**DATA PROVIDED**:
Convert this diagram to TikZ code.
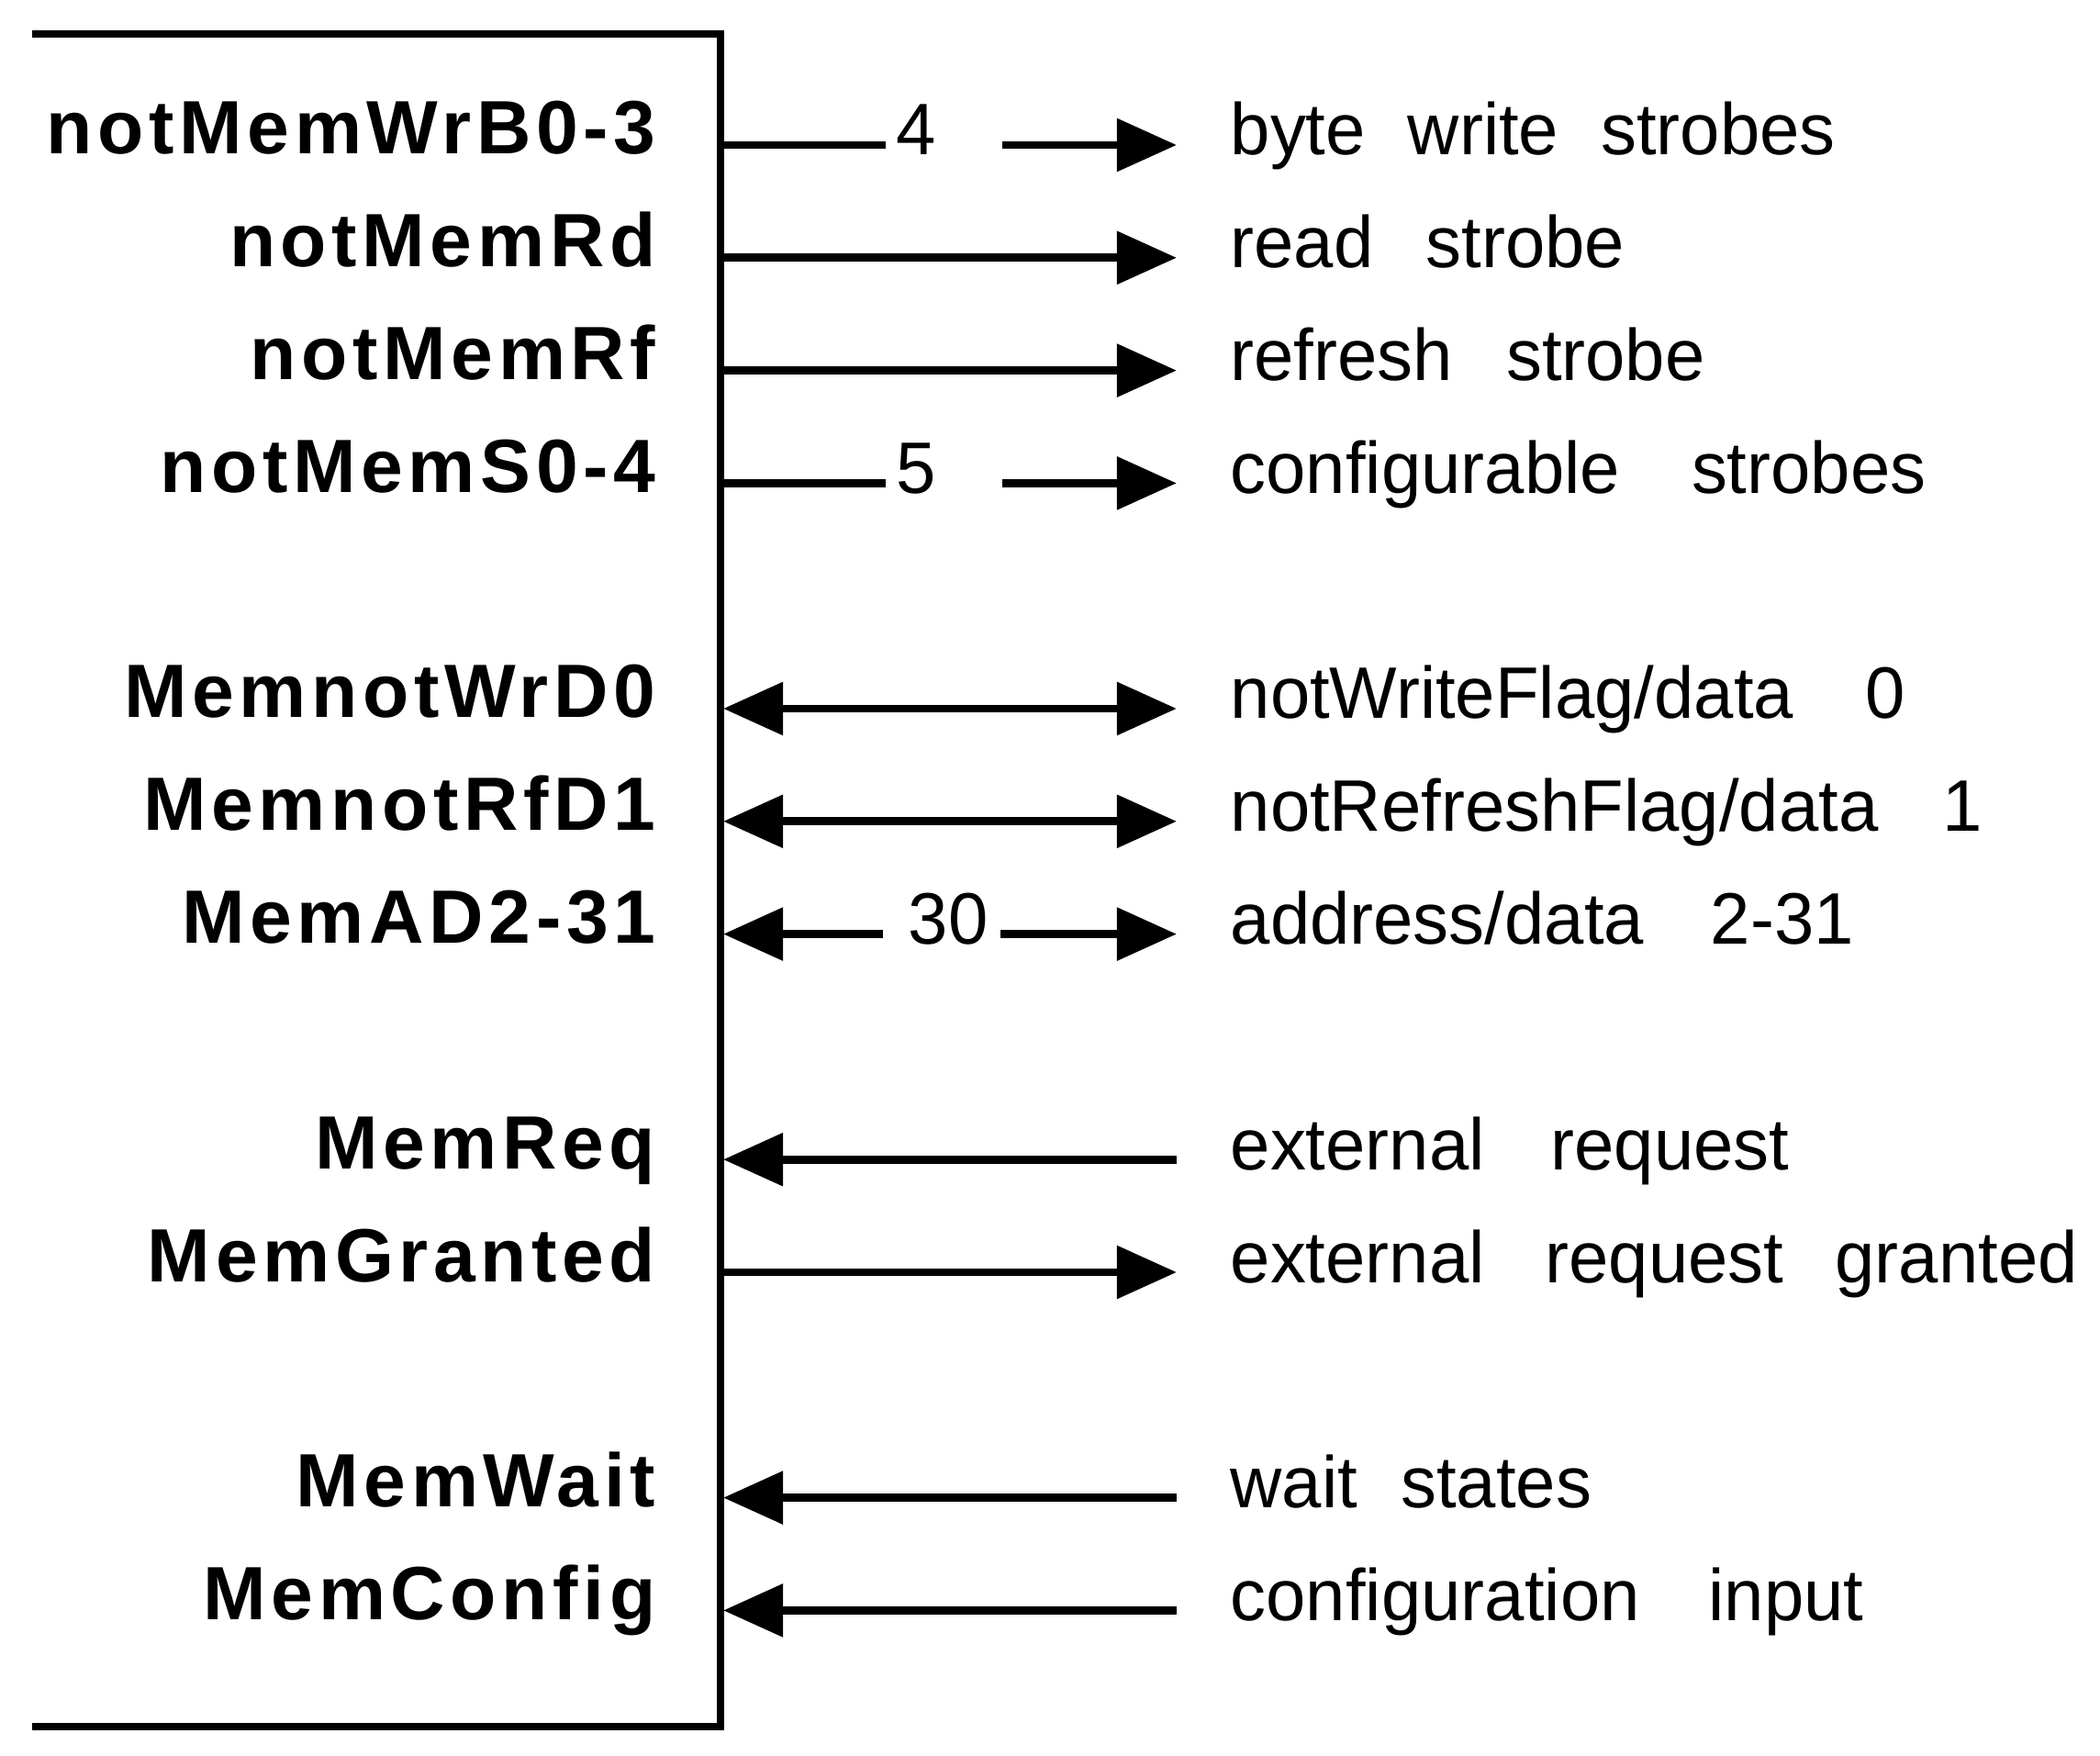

--

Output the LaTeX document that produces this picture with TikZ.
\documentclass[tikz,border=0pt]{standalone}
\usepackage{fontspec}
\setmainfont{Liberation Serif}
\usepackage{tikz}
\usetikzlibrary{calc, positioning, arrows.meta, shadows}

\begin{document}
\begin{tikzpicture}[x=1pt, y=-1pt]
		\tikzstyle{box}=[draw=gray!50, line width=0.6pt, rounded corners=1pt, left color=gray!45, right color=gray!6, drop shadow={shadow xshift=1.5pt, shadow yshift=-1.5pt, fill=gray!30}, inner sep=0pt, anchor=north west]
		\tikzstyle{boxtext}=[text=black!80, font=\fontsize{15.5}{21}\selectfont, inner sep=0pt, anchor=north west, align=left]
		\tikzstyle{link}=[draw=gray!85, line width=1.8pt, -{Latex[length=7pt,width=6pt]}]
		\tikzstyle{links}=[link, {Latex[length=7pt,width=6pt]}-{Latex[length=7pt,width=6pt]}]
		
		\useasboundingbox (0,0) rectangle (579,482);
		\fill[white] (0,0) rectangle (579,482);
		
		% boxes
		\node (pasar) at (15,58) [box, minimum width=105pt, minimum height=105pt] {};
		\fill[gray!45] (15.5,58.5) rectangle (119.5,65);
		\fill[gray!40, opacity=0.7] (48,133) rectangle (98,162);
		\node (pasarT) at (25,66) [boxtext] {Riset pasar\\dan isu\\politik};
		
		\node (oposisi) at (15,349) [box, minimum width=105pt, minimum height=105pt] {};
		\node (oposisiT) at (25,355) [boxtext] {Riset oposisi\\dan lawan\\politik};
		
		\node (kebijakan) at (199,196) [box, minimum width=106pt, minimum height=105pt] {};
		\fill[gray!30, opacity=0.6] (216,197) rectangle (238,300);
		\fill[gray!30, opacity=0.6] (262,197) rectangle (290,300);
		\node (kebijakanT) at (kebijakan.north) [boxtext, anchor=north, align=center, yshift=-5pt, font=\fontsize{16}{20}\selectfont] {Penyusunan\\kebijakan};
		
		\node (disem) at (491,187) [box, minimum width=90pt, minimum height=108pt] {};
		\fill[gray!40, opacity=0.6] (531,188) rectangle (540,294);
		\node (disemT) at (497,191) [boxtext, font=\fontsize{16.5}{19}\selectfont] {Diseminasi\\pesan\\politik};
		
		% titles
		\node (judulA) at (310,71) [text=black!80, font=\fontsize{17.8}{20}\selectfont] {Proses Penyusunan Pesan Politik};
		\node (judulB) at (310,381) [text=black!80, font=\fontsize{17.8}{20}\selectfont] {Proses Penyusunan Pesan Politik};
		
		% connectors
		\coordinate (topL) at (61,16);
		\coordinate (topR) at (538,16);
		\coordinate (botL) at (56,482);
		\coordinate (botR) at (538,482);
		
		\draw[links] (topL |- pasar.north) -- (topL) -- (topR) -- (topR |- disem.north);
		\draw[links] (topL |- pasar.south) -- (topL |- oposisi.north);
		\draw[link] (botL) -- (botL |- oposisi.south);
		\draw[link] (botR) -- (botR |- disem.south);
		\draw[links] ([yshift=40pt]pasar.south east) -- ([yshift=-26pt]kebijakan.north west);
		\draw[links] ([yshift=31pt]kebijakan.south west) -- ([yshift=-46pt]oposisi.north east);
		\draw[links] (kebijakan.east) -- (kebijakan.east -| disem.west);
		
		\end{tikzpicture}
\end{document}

**EXERCISE OBJECTIVE**: Copy out each line of the listing that holds "this".

**REPLY TO THE TASK**:
Convert this diagram to TikZ code.
Output the LaTeX document that produces this picture with TikZ.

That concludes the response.